Les milieux islamistes peuvent très bien être derrière cet incendie, et ni le Québec ni le Canada ne sont à l’abri d’attentats terroristes de plus grande ampleur, croit M. Aoun. "Mais il faut comprendre que les mouvements islamistes ne sont souvent que des groupuscules. En Espagne, par exemple, les islamistes veulent avoir un droit de veto sur le système électoral, voilà le danger. De notre côté, on a eu des expériences qui nous permettent de ne plus être naïfs. Il faut craindre le pire car il y a une démission de la diplomatie canadienne et américaine pour résoudre les conflits à l’étranger. Il y a aussi démission des pacifistes et de ceux qui veulent des règlements négociés, car ils sont intimidés. La scène est ainsi ouverte aux radicaux qui veulent l’éradication de l’autre", conclut M. Aoun.
Le B’nai Brith prétend que les manifestations d’antisémitisme sont en hausse depuis un an au Québec, alors que 102 incidents auraient été relevés l’an dernier. Mais attention de ne pas tout confondre, dit André Paradis, directeur général de la Ligue des droits et libertés, qui déplore tout de même fortement cette tentative d’intimidation de la communauté juive. "Le Congrès juif canadien s’apprête à sortir une étude qui dit que même s’il y a eu multiplication d’incidents antisémites, qui sont peut-être le fait d’une minorité plus active, dans la population en général, il n’y a pas d’augmentation des attitudes antisémites."
Et les Juifs ne sont pas les seuls à faire les frais de l’intolérance. "Les communautés arabe et musulmane ont aussi été victimes d’un nombre important d’incidents. La semaine dernière en Ontario, il y a eu une tentative d’incendie d’une mosquée. C’est évident qu’il y a des tensions importantes actuellement entre les communautés juive et arabe", enchaîne M. Paradis.
Curieusement, le maire de l’arrondissement de Saint-Laurent, Alan DeSousa, qui a été tiré du lit à 2 h 40 dans la nuit de lundi par les pompiers, paraît prendre les choses avec beaucoup de calme. "Sachant que c’était la pâque juive, on avait alerté la police locale pour lui fournir les dates et les heures des services religieux, lui demandant d’être plus vigilante près des synagogues."
"Avec les tensions au Moyen-Orient, on a voulu être pro-actifs. Mais on ne se doutait pas que l’école serait visée. On craignait plutôt que si quelque chose doive se passer, les institutions religieuses soient visées."
Saint-Laurent est une des communautés les plus diversifiées au pays, explique M. DeSousa.
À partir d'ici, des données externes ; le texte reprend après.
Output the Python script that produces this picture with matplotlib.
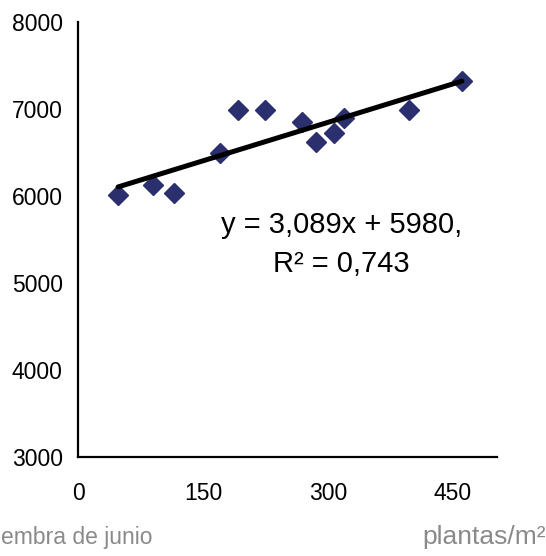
import matplotlib
matplotlib.use('Agg')
import matplotlib.pyplot as plt
import numpy as np

plt.rcParams['font.family'] = ['Liberation Sans', 'DejaVu Sans']

plantas = [48, 90, 115, 170, 192, 224, 269, 286, 307, 320, 397, 461]
rendimiento = [6010, 6125, 6035, 6495, 6990, 6990, 6850, 6620, 6725, 6895, 6990, 7330]
eq_text = 'y = 3,089x + 5980,\nR² = 0,743'
xticks = [0, 150, 300, 450]
yticks = [3000, 4000, 5000, 6000, 7000, 8000]

fig = plt.figure(figsize=(5.46, 5.56), dpi=100)
ax = fig.add_axes([0.143, 0.178, 0.767, 0.782])

ax.plot(plantas, rendimiento, 'D', color='#2B2F6E', markersize=10, zorder=2)

# linear trend line
coef = np.polyfit(plantas, rendimiento, 1)
xs = np.array([min(plantas), max(plantas)])
ax.plot(xs, np.polyval(coef, xs), color='black', linewidth=3.6,
        solid_capstyle='round', zorder=3)

ax.text(316, 5440, eq_text, ha='center', va='center', fontsize=21,
        linespacing=1.5)

ax.set_xlim(0, 503)
ax.set_ylim(3000, 8000)
ax.set_xticks(xticks)
ax.set_yticks(yticks)
ax.tick_params(length=0, labelsize=16.5)
ax.tick_params(axis='y', pad=11)
ax.tick_params(axis='x', pad=18)
for s in ['top', 'right']:
    ax.spines[s].set_visible(False)
for s in ['left', 'bottom']:
    ax.spines[s].set_linewidth(1.6)

fig.text(1 / 546, 1 - 544 / 556, 'embra de junio', ha='left',
         va='baseline', fontsize=16.5, color='#8a8a8a')
fig.text(1.0, 1 - 544 / 556, 'plantas/m²', ha='right',
         va='baseline', fontsize=19, color='#8a8a8a')

fig.savefig('out.png', dpi=100)
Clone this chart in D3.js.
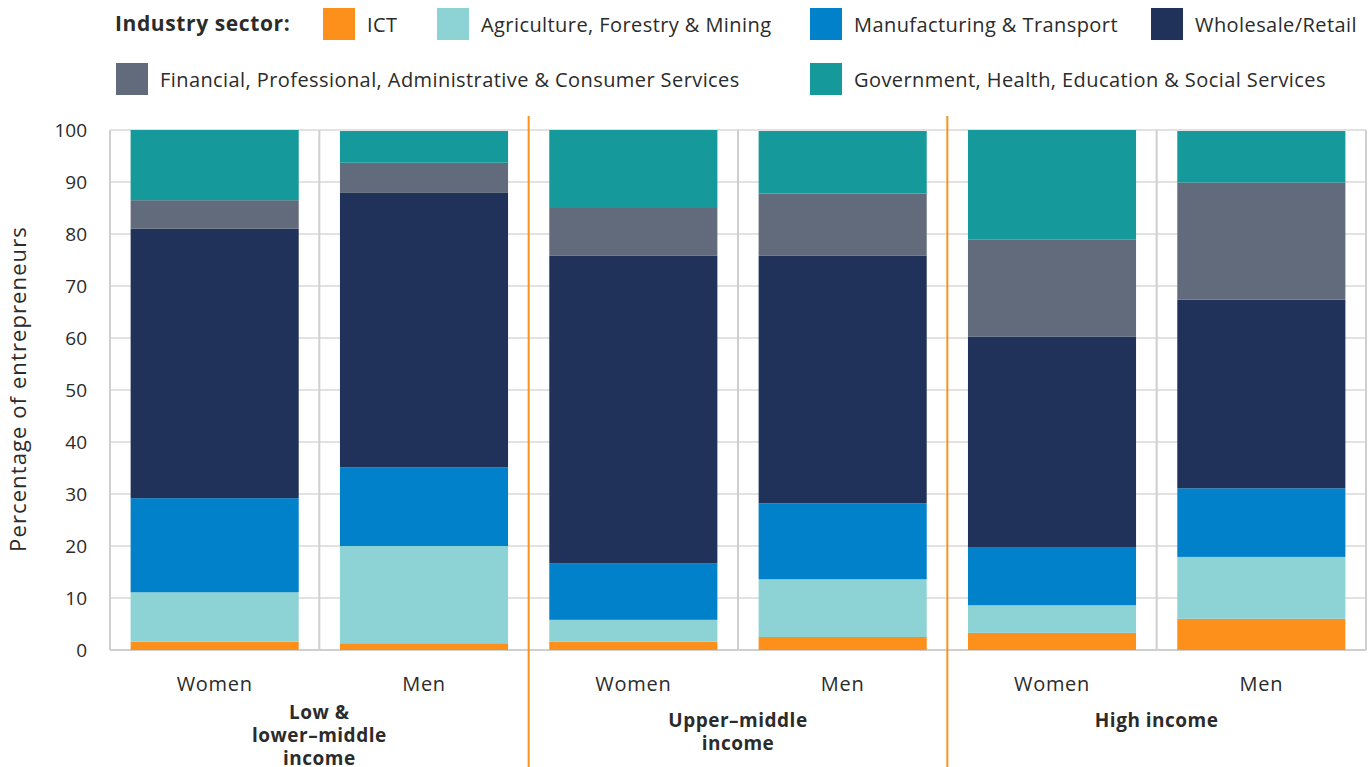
<!DOCTYPE html>
<html>
<head>
<meta charset="utf-8">
<script src="https://cdn.jsdelivr.net/npm/d3@7"></script>
<style>
  body { margin: 0; background: #fff; }
  text { font-family: "Open Sans", "Noto Sans", sans-serif; fill: #2b2b2b; }
</style>
</head>
<body>
<div id="chart"></div>
<script>
// data
const groups = ["Low & lower–middle income", "Upper–middle income", "High income"];
const groupLines = [["Low &", "lower–middle", "income"], ["Upper–middle", "income"], ["High income"]];
const genders = ["Women", "Men"];
const sectors = ["ICT", "Agriculture, Forestry & Mining", "Manufacturing & Transport", "Wholesale/Retail",
                 "Financial, Professional, Administrative & Consumer Services", "Government, Health, Education & Social Services"];
const sectorColors = ["#fd8f1b", "#8dd3d6", "#0281cb", "#21325a", "#616b7b", "#15999a"];

// one value per bar: LW, LM, UW, UM, HW, HM
const ict        = [1.6, 1.3, 1.6, 2.5, 3.3, 6.0];
const agri       = [9.5, 18.7, 4.2, 11.1, 5.3, 11.9];
const manuf      = [18.1, 15.1, 10.9, 14.6, 11.2, 13.2];
const wholesale  = [51.8, 52.8, 59.1, 47.6, 40.5, 36.3];
const financial  = [5.5, 5.8, 9.2, 12.0, 18.6, 22.5];
const government = [13.5, 6.1, 15.0, 12.0, 21.1, 9.9];
const yTicks = [0, 10, 20, 30, 40, 50, 60, 70, 80, 90, 100];

const seriesValues = [ict, agri, manuf, wholesale, financial, government];

// build table
const bars = [];
groups.forEach((g, gi) => genders.forEach((s, si) => {
    const row = {key: g + "|" + s, group: g, gender: s};
    sectors.forEach((sec, k) => row[sec] = seriesValues[k][gi * 2 + si]);
    bars.push(row);
}));

const width = 1369;
const height = 767;
const margin = {top: 130, right: 3, bottom: 117, left: 110};

const svg = d3.select("#chart")
    .append("svg")
    .attr("width", width)
    .attr("height", height);

const x = d3.scaleBand()
    .domain(bars.map(d => d.key))
    .range([margin.left, width - margin.right])
    .paddingInner(0.197)
    .paddingOuter(0.0985);

const y = d3.scaleLinear()
    .domain([0, 100])
    .range([height - margin.bottom, margin.top]);

const color = d3.scaleOrdinal().domain(sectors).range(sectorColors);

// horizontal grid
svg.append("g")
    .selectAll("line")
    .data(yTicks)
    .join("line")
        .attr("x1", margin.left)
        .attr("x2", width - margin.right)
        .attr("y1", d => y(d))
        .attr("y2", d => y(d))
        .attr("stroke", "#d9d9d9")
        .attr("stroke-width", 1.5)

// vertical grid at every bar boundary
const step = x.step();
const bounds = d3.range(bars.length + 1).map(i => margin.left + i * step);
svg.append("g")
    .selectAll("line")
    .data(bounds.filter((b, i) => i % 2 === 1 || i === 0 || i === bars.length))
    .join("line")
        .attr("x1", d => d)
        .attr("x2", d => d)
        .attr("y1", y(100))
        .attr("y2", y(0))
        .attr("stroke", "#cfcfcf")
        .attr("stroke-width", 2)

// bottom axis line
svg.append("line")
    .attr("x1", margin.left).attr("x2", width - margin.right)
    .attr("y1", y(0)).attr("y2", y(0))
    .attr("stroke", "#cfcfcf").attr("stroke-width", 2)

// stacked bars
const stack = d3.stack().keys(sectors)(bars);
svg.append("g")
    .selectAll("g")
    .data(stack)
    .join("g")
        .attr("fill", d => color(d.key))
    .selectAll("rect")
    .data(d => d)
    .join("rect")
        .attr("x", d => x(d.data.key))
        .attr("width", x.bandwidth())
        .attr("y", d => y(d[1]))
        .attr("height", d => y(d[0]) - y(d[1]))

// group separators
svg.append("g")
    .selectAll("line")
    .data([2, 4])
    .join("line")
        .attr("x1", i => bounds[i])
        .attr("x2", i => bounds[i])
        .attr("y1", 116)
        .attr("y2", height)
        .attr("stroke", "#f7931e")
        .attr("stroke-width", 2)

// y axis
svg.append("g")
    .attr("transform", `translate(${margin.left - 20}, 0)`)
    .call(d3.axisLeft(y).tickValues(yTicks).tickSize(0))
    .call(g => g.select(".domain").remove())
    .call(g => g.selectAll("text")
        .attr("font-size", 19)
        .attr("font-family", "DejaVu Sans")
        .attr("fill", "#2b2b2b"))

svg.append("text")
    .attr("transform", `translate(26, 389) rotate(-90)`)
    .attr("text-anchor", "middle")
    .attr("font-size", 22)
    .attr("letter-spacing", 1.1)
    .text("Percentage of entrepreneurs")

// x labels
svg.append("g")
    .attr("transform", `translate(0, ${y(0)})`)
    .call(d3.axisBottom(x).tickSize(0).tickFormat(k => k.split("|")[1]))
    .call(g => g.select(".domain").remove())
    .call(g => g.selectAll("text")
        .attr("dy", 0)
        .attr("y", 41)
        .attr("font-size", 20)
        .attr("letter-spacing", 0.7)
        .attr("font-family", "Open Sans")
        .attr("fill", "#2b2b2b"))

// group labels
svg.append("g")
    .selectAll("text")
    .data(groups)
    .join("text")
        .attr("x", (g, i) => (bounds[i * 2] + bounds[i * 2 + 2]) / 2)
        .attr("y", (g, i) => groupLines[i].length === 3 ? 719 : 727)
        .attr("text-anchor", "middle")
        .attr("font-size", 19)
        .attr("letter-spacing", 0.5)
        .attr("font-weight", "bold")
    .selectAll("tspan")
    .data((g, i) => groupLines[i])
    .join("tspan")
        .attr("x", function() { return this.parentNode.getAttribute("x"); })
        .attr("dy", (d, j) => j === 0 ? 0 : 23)
        .text(d => d)

// legend
const legendPos = [[323, 8], [437, 8], [810, 8], [1151, 8], [116, 63], [810, 63]];
svg.append("text")
    .attr("x", 115).attr("y", 31)
    .attr("font-size", 21)
    .attr("letter-spacing", 0.6)
    .attr("font-weight", "bold")
    .text("Industry sector:")

const legend = svg.append("g")
    .selectAll("g")
    .data(sectors)
    .join("g")
        .attr("transform", (d, i) => `translate(${legendPos[i][0]}, ${legendPos[i][1]})`)

legend.append("rect")
    .attr("width", 32)
    .attr("height", 32)
    .attr("fill", d => color(d))

legend.append("text")
    .attr("x", 44)
    .attr("y", 24)
    .attr("font-size", 20)
    .attr("letter-spacing", 0.42)
    .text(d => d)
</script>
</body>
</html>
Plus de 166 groupes ethniques différents y vivent en harmonie la plupart du temps. Les communautés juive et arabe comptent chacune environ 10 000 membres et leurs relations sont plutôt cordiales. "On a toujours été fiers d’être une terre d’accueil où tous, nonobstant leur foi religieuse ou leurs origines, participent aux activités communautaires. Cet incident nous démontre qu’on doit continuer de travailler pour promouvoir nos valeurs de partage, de compromis et d’harmonie", conclut-il.